Set problem → Count the lines in the records below that contain the word "this", and reply with only that number.
— START Entries supplied —
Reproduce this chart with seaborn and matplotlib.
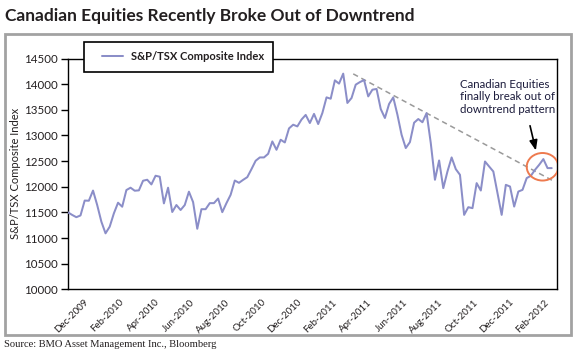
import numpy as np
import pandas as pd
import matplotlib
matplotlib.use("Agg")
import matplotlib.pyplot as plt
import seaborn as sns
from matplotlib.patches import Ellipse, Rectangle
from matplotlib.legend_handler import HandlerLine2D

# ---------------- data (weekly closes) ----------------
tsx_values = [
    11500, 11450, 11406, 11440, 11730, 11727, 11925, 11643, 11319, 11091,
    11221, 11480, 11688, 11610, 11935, 11981, 11922, 11929, 12117, 12136,
    12045, 12214, 12195, 11675, 11981, 11507, 11643, 11546, 11643, 11903,
    11700, 11180, 11562, 11562, 11680, 11680, 11770, 11504, 11680, 11842,
    12121, 12076, 12134, 12187, 12343, 12506, 12571, 12571, 12642, 12883,
    12720, 12916, 12863, 13137, 13209, 13176, 13310, 13400, 13242, 13420,
    13222, 13437, 13742, 13716, 14074, 14010, 14205, 13633, 13730, 13990,
    14040, 14080, 13761, 13892, 13906, 13515, 13340, 13613, 13742, 13404,
    13013, 12754, 12870, 13248, 13320, 13257, 13435, 12851, 12135, 12512,
    11972, 12297, 12571, 12343, 12232, 11451, 11601, 11582, 12070, 11926,
    12492, 12394, 12297, 11875, 11451, 12037, 12004, 11613, 11906, 11939,
    12168, 12213, 12330, 12428, 12539, 12363, 12363,
]
x_labels = ["Dec-2009", "Feb-2010", "Apr-2010", "Jun-2010", "Aug-2010",
            "Oct-2010", "Dec-2010", "Feb-2011", "Apr-2011", "Jun-2011",
            "Aug-2011", "Oct-2011", "Dec-2011", "Feb-2012"]
y_ticks = [10000, 10500, 11000, 11500, 12000, 12500, 13000, 13500, 14000, 14500]
trend_week = [68.4, 116.1]
trend_value = [14200, 12125]
series_name = "S&P/TSX Composite Index"
title = "Canadian Equities Recently Broke Out of Downtrend"
note = "Canadian Equities\nfinally break out of\ndowntrend pattern"
source = "Source: BMO Asset Management Inc., Bloomberg"

# ---------------- style ----------------
sns.set_theme(style="white")
plt.rcParams["font.family"] = ["Lato", "DejaVu Sans"]

LINE = "#8b8ec8"
TXT = "#231f20"
W, H = 578, 358
fig = plt.figure(figsize=(W / 100, H / 100), dpi=100)
fig.patch.set_facecolor("white")

# outer grey frame
fig.patches.append(Rectangle((5 / W, 1 - 335 / H), 566 / W, 301 / H,
                             transform=fig.transFigure, fill=False,
                             edgecolor="#a2a2a2", linewidth=2.0, zorder=0))

ax = fig.add_axes([68 / W, 1 - 289.3 / H, (557 - 68) / W, (289.3 - 58.5) / H])

df = pd.DataFrame({"week": np.arange(len(tsx_values)), "value": tsx_values})
sns.lineplot(data=df, x="week", y="value", color=LINE, linewidth=1.45,
             label=series_name, ax=ax, zorder=3)

# trend line
ax.plot(trend_week, trend_value, color="#9a9a9a", linewidth=1.1,
        linestyle=(0, (3.5, 2.5)), zorder=2)

ax.set_xlim(0, 117.27)
ax.set_ylim(10000, 14500)
ax.set_xlabel("")
ax.set_ylabel("S&P/TSX Composite Index", fontsize=8, color=TXT)
ax.yaxis.set_label_coords((21 - 68) / (557 - 68), 0.5)

ax.set_yticks(y_ticks, [str(v) for v in y_ticks])
xt = 3.85 + 8.49 * np.arange(len(x_labels))
ax.set_xticks(xt, x_labels, rotation=45, ha="right", rotation_mode="anchor")
ax.tick_params(axis="y", left=True, length=5, width=1, color="black",
               labelsize=8.3, labelcolor=TXT, pad=2.5)
ax.tick_params(axis="x", bottom=False, length=0, labelsize=7,
               labelcolor=TXT, pad=6)
for s in ax.spines.values():
    s.set_visible(True)
    s.set_color("black")
    s.set_linewidth(1.0)

# legend
fs_leg = 8
fs_px = fs_leg * 100 / 72
leg = ax.legend(loc="upper left", bbox_to_anchor=(84.3 / W, 1 - 41.7 / H),
                bbox_transform=fig.transFigure, borderaxespad=0,
                frameon=True, fancybox=False,
                edgecolor="black", framealpha=1, facecolor="white",
                borderpad=0.85, handlelength=29 / fs_px,
                handletextpad=8 / fs_px,
                handler_map={plt.Line2D: HandlerLine2D(xpad=8 / fs_px)},
                prop={"size": fs_leg, "weight": "bold"})
leg.get_frame().set_linewidth(1.2)
for t in leg.get_texts():
    t.set_color(TXT)
leg.set_zorder(5)

# breakout marker, arrow and note
ax.add_patch(Ellipse((113.8, 12389), 7.58, 537, fill=False,
                     edgecolor="#ee7a4e", linewidth=1.4, zorder=4))
ax.annotate("", xy=(112.2, 12707), xytext=(110.8, 13189),
            arrowprops=dict(arrowstyle="-|>,head_length=0.5,head_width=0.2",
                            color="black", lw=1.2, shrinkA=0, shrinkB=0),
            zorder=4)
ax.text(94.0, 14100, note, fontsize=8.3, color="#1c1c3c",
        va="top", ha="left", linespacing=1.15, zorder=4)

fig.text(5 / W, 1 - 21 / H, title, fontsize=12.5, fontweight="bold",
         color=TXT, va="baseline", ha="left")
fig.text(4 / W, 1 - 344.5 / H, source, fontsize=7.6, color=TXT,
         family=["Liberation Serif", "DejaVu Serif"], va="center", ha="left")

fig.savefig("out.png", dpi=100, facecolor="white")
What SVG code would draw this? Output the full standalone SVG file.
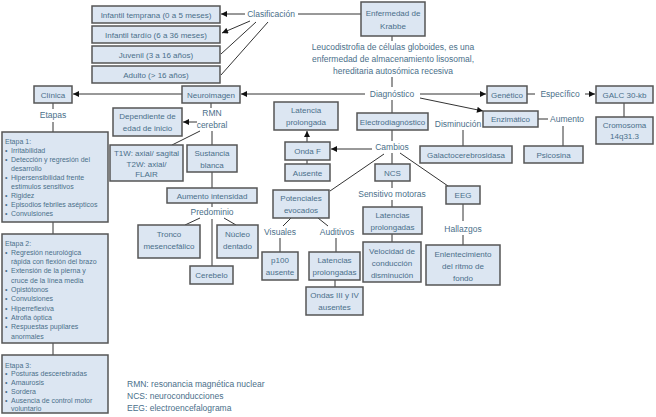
<svg xmlns="http://www.w3.org/2000/svg" width="656" height="417" viewBox="0 0 656 417">
<style>
.b{fill:#dce6f2;stroke:#555;stroke-width:1.5}
text{font-family:"Liberation Sans",Arial,sans-serif;fill:#4a6f8a;font-size:8px}
.c{text-anchor:middle}
.l{font-size:8.5px}
.s{font-size:7px}
.k{stroke:#333;stroke-width:1;fill:none}
</style>
<defs>
<marker id="a" viewBox="0 0 10 10" refX="10" refY="5" markerWidth="8" markerHeight="6" markerUnits="userSpaceOnUse" orient="auto"><path d="M0,0L10,5L0,10z" fill="#111"/></marker>
</defs>
<rect width="656" height="417" fill="#fff"/>
<g id="connectors">
<path class="k" d="M298,14H361"/>
<path class="k" d="M245,14H221" marker-end="url(#a)"/>
<path class="k" d="M250,21L222,33" marker-end="url(#a)"/>
<path class="k" d="M256,22L221,54"/>
<path class="k" d="M268,22L221,75"/>
<path class="k" d="M392,36V41M392,77V87M392,100V113M392,130V141M392,153V164M392,181V188M392,200V207M392,234V242"/>
<path class="k" d="M365,94H241" marker-end="url(#a)"/>
<path class="k" d="M182,94H73" marker-end="url(#a)"/>
<path class="k" d="M420,94H486" marker-end="url(#a)"/>
<path class="k" d="M420,98L483,111" marker-end="url(#a)"/>
<path class="k" d="M527,94H535"/>
<path class="k" d="M585,94H595" marker-end="url(#a)"/>
<path class="k" d="M624,103V117"/>
<path class="k" d="M463,130V146"/>
<path class="k" d="M538,119H548M563,126V146"/>
<path class="k" d="M372,149H331" marker-end="url(#a)"/>
<path class="k" d="M307,142V131" marker-end="url(#a)"/>
<path class="k" d="M307,160V164"/>
<path class="k" d="M384,154L330,191"/>
<path class="k" d="M291,218L283,226M318,218L328,226"/>
<path class="k" d="M280,238V252M336,238V252M335,280V287"/>
<path class="k" d="M400,153L448,186"/>
<path class="k" d="M463,204V221M463,235V245"/>
<path class="k" d="M211,103V108"/>
<path class="k" d="M197,122H183" marker-end="url(#a)"/>
<path class="k" d="M200,131L172,145"/>
<path class="k" d="M212,131V145M212,172V188M212,203V207M212,219V266"/>
<path class="k" d="M200,218L185,225M224,218L236,225"/>
<path class="k" d="M53,103V109M53,122V132M53,222V234M53,343V355"/>
</g>
<g id="krabbe"><rect class="b" x="361" y="2" width="64" height="34"/><text class="c" x="393" y="16">Enfermedad de</text><text class="c" x="393" y="29">Krabbe</text></g>
<g id="clasificacion"><text class="c l" x="271" y="17">Clasificación</text></g>
<g id="infantil-temprana"><rect class="b" x="92" y="6" width="128" height="17"/><text class="c" x="156" y="17.5">Infantil temprana (0 a 5 meses)</text></g>
<g id="infantil-tardio"><rect class="b" x="92" y="26" width="128" height="17"/><text class="c" x="156" y="37.5">Infantil tardío (6 a 36 meses)</text></g>
<g id="juvenil"><rect class="b" x="92" y="46" width="128" height="17"/><text class="c" x="156" y="57.5">Juvenil (3 a 16 años)</text></g>
<g id="adulto"><rect class="b" x="92" y="66" width="128" height="17"/><text class="c" x="156" y="77.5">Adulto (&gt; 16 años)</text></g>
<g id="definicion"><text class="c l" x="393" y="50">Leucodistrofia de células globoides, es una</text><text class="c l" x="393" y="62">enfermedad de almacenamiento lisosomal,</text><text class="c l" x="393" y="74">hereditaria autosómica recesiva</text></g>
<g id="diagnostico"><text class="c l" x="392" y="97">Diagnóstico</text></g>
<g id="clinica"><rect class="b" x="34" y="86" width="38" height="17"/><text class="c" x="53" y="97.5">Clínica</text></g>
<g id="neuroimagen"><rect class="b" x="182" y="86" width="58" height="17"/><text class="c" x="211" y="97.5">Neuroimagen</text></g>
<g id="genetico"><rect class="b" x="487" y="86" width="40" height="17"/><text class="c" x="507" y="97.5">Genético</text></g>
<g id="especifico"><text class="c l" x="560" y="97">Específico</text></g>
<g id="galc"><rect class="b" x="596" y="86" width="57" height="17"/><text class="c" x="624.5" y="97.5">GALC 30-kb</text></g>
<g id="cromosoma"><rect class="b" x="596" y="117" width="57" height="27"/><text class="c" x="624.5" y="128">Cromosoma</text><text class="c" x="624.5" y="139">14q31.3</text></g>
<g id="enzimatico"><rect class="b" x="483" y="111" width="55" height="16"/><text class="c" x="510.5" y="122">Enzimático</text></g>
<g id="disminucion"><text class="c l" x="458" y="127">Disminución</text></g>
<g id="galacto"><rect class="b" x="420" y="146" width="92" height="17"/><text class="c" x="466" y="157.5">Galactocerebrosidasa</text></g>
<g id="aumento"><text class="c l" x="567" y="122">Aumento</text></g>
<g id="psicosina"><rect class="b" x="524" y="146" width="59" height="17"/><text class="c" x="553.5" y="157.5">Psicosina</text></g>
<g id="electrodiagnostico"><rect class="b" x="357" y="113" width="71" height="17"/><text class="c" x="392.5" y="124.5">Electrodiagnóstico</text></g>
<g id="cambios"><text class="c l" x="392" y="150">Cambios</text></g>
<g id="latencia-prolongada"><rect class="b" x="274" y="102" width="64" height="28"/><text class="c" x="306" y="113">Latencia</text><text class="c" x="306" y="125">prolongada</text></g>
<g id="onda-f"><rect class="b" x="285" y="142" width="45" height="18"/><text class="c" x="307.5" y="154">Onda F</text></g>
<g id="ausente"><rect class="b" x="285" y="164" width="45" height="17"/><text class="c" x="307.5" y="175.5">Ausente</text></g>
<g id="ncs"><rect class="b" x="375" y="164" width="35" height="17"/><text class="c" x="392.5" y="175.5">NCS</text></g>
<g id="sensitivo"><text class="c l" x="392" y="197">Sensitivo motoras</text></g>
<g id="latencias-ncs"><rect class="b" x="363" y="207" width="59" height="27"/><text class="c" x="392.5" y="218">Latencias</text><text class="c" x="392.5" y="230">prolongadas</text></g>
<g id="velocidad"><rect class="b" x="363" y="242" width="58" height="40"/><text class="c" x="392" y="254">Velocidad de</text><text class="c" x="392" y="266">conducción</text><text class="c" x="392" y="278">disminución</text></g>
<g id="potenciales"><rect class="b" x="273" y="190" width="56" height="28"/><text class="c" x="301" y="201">Potenciales</text><text class="c" x="301" y="213">evocados</text></g>
<g id="visuales"><text class="c l" x="280" y="235">Visuales</text></g>
<g id="auditivos"><text class="c l" x="337" y="235">Auditivos</text></g>
<g id="p100"><rect class="b" x="262" y="252" width="36" height="28"/><text class="c" x="280" y="263">p100</text><text class="c" x="280" y="275">ausente</text></g>
<g id="latencias-aud"><rect class="b" x="309" y="252" width="51" height="28"/><text class="c" x="334.5" y="263">Latencias</text><text class="c" x="334.5" y="275">prolongadas</text></g>
<g id="ondas"><rect class="b" x="306" y="287" width="57" height="28"/><text class="c" x="334.5" y="298">Ondas III y IV</text><text class="c" x="334.5" y="310">ausentes</text></g>
<g id="eeg"><rect class="b" x="446" y="186" width="34" height="18"/><text class="c" x="463" y="198">EEG</text></g>
<g id="hallazgos"><text class="c l" x="463" y="232">Hallazgos</text></g>
<g id="enlentecimiento"><rect class="b" x="426" y="245" width="74" height="40"/><text class="c" x="463" y="257">Enlentecimiento</text><text class="c" x="463" y="269">del ritmo de</text><text class="c" x="463" y="281">fondo</text></g>
<g id="rmn"><text class="c l" x="212" y="116">RMN</text><text class="c l" x="212" y="128">cerebral</text></g>
<g id="dependiente"><rect class="b" x="113" y="108" width="69" height="28"/><text class="c" x="147.5" y="119">Dependiente de</text><text class="c" x="147.5" y="131">edad de inicio</text></g>
<g id="t1w"><rect class="b" x="110" y="145" width="73" height="36"/><text class="c" x="146.5" y="156">T1W: axial/ sagital</text><text class="c" x="146.5" y="166.5">T2W: axial/</text><text class="c" x="146.5" y="177">FLAIR</text></g>
<g id="sustancia"><rect class="b" x="187" y="145" width="50" height="27"/><text class="c" x="212" y="156">Sustancia</text><text class="c" x="212" y="168">blanca</text></g>
<g id="aumento-intensidad"><rect class="b" x="167" y="188" width="90" height="15"/><text class="c" x="212" y="198.5">Aumento intensidad</text></g>
<g id="predominio"><text class="c l" x="212" y="215">Predominio</text></g>
<g id="tronco"><rect class="b" x="138" y="225" width="62" height="33"/><text class="c" x="169" y="237">Tronco</text><text class="c" x="169" y="249">mesencefálico</text></g>
<g id="nucleo"><rect class="b" x="217" y="225" width="41" height="33"/><text class="c" x="237.5" y="237">Núcleo</text><text class="c" x="237.5" y="249">dentado</text></g>
<g id="cerebelo"><rect class="b" x="190" y="266" width="43" height="18"/><text class="c" x="211.5" y="278">Cerebelo</text></g>
<g id="etapas"><text class="c l" x="53" y="118">Etapas</text></g>
<g id="etapa1"><rect class="b" x="2" y="132" width="106" height="90"/>
<text class="s" x="5" y="144">Etapa 1:</text>
<text class="s" x="5" y="153">•</text><text class="s" x="11" y="153">Irritabilidad</text>
<text class="s" x="5" y="162">•</text><text class="s" x="11" y="162">Detección y regresión del</text>
<text class="s" x="11" y="171">desarrollo</text>
<text class="s" x="5" y="180">•</text><text class="s" x="11" y="180">Hipersensibilidad frente</text>
<text class="s" x="11" y="189">estímulos sensitivos</text>
<text class="s" x="5" y="198">•</text><text class="s" x="11" y="198">Rigidez</text>
<text class="s" x="5" y="207">•</text><text class="s" x="11" y="207">Episodios febriles asépticos</text>
<text class="s" x="5" y="216">•</text><text class="s" x="11" y="216">Convulsiones</text>
</g>
<g id="etapa2"><rect class="b" x="2" y="234" width="106" height="109"/>
<text class="s" x="5" y="245.5">Etapa 2:</text>
<text class="s" x="5" y="254.8">•</text><text class="s" x="11" y="254.8">Regresión neurológica</text>
<text class="s" x="11" y="264.1">rápida con flexión del brazo</text>
<text class="s" x="5" y="273.4">•</text><text class="s" x="11" y="273.4">Extensión de la pierna y</text>
<text class="s" x="11" y="282.7">cruce de la línea media</text>
<text class="s" x="5" y="292">•</text><text class="s" x="11" y="292">Opistótonos</text>
<text class="s" x="5" y="301.3">•</text><text class="s" x="11" y="301.3">Convulsiones</text>
<text class="s" x="5" y="310.6">•</text><text class="s" x="11" y="310.6">Hiperreflexiva</text>
<text class="s" x="5" y="319.9">•</text><text class="s" x="11" y="319.9">Atrofia óptica</text>
<text class="s" x="5" y="329.2">•</text><text class="s" x="11" y="329.2">Respuestas pupilares</text>
<text class="s" x="11" y="338.5">anormales</text>
</g>
<g id="etapa3"><rect class="b" x="2" y="355" width="106" height="58"/>
<text class="s" x="5" y="367.5">Etapa 3:</text>
<text class="s" x="5" y="376.3">•</text><text class="s" x="11" y="376.3">Posturas descerebradas</text>
<text class="s" x="5" y="385.1">•</text><text class="s" x="11" y="385.1">Amaurosis</text>
<text class="s" x="5" y="393.9">•</text><text class="s" x="11" y="393.9">Sordera</text>
<text class="s" x="5" y="402.7">•</text><text class="s" x="11" y="402.7">Ausencia de control motor</text>
<text class="s" x="11" y="411">voluntario</text>
</g>
<g id="legend">
<text class="l" x="127" y="387">RMN: resonancia magnética nuclear</text>
<text class="l" x="127" y="399">NCS: neuroconducciones</text>
<text class="l" x="127" y="411">EEG: electroencefalograma</text>
</g>
</svg>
— END Entries supplied —
Response → 2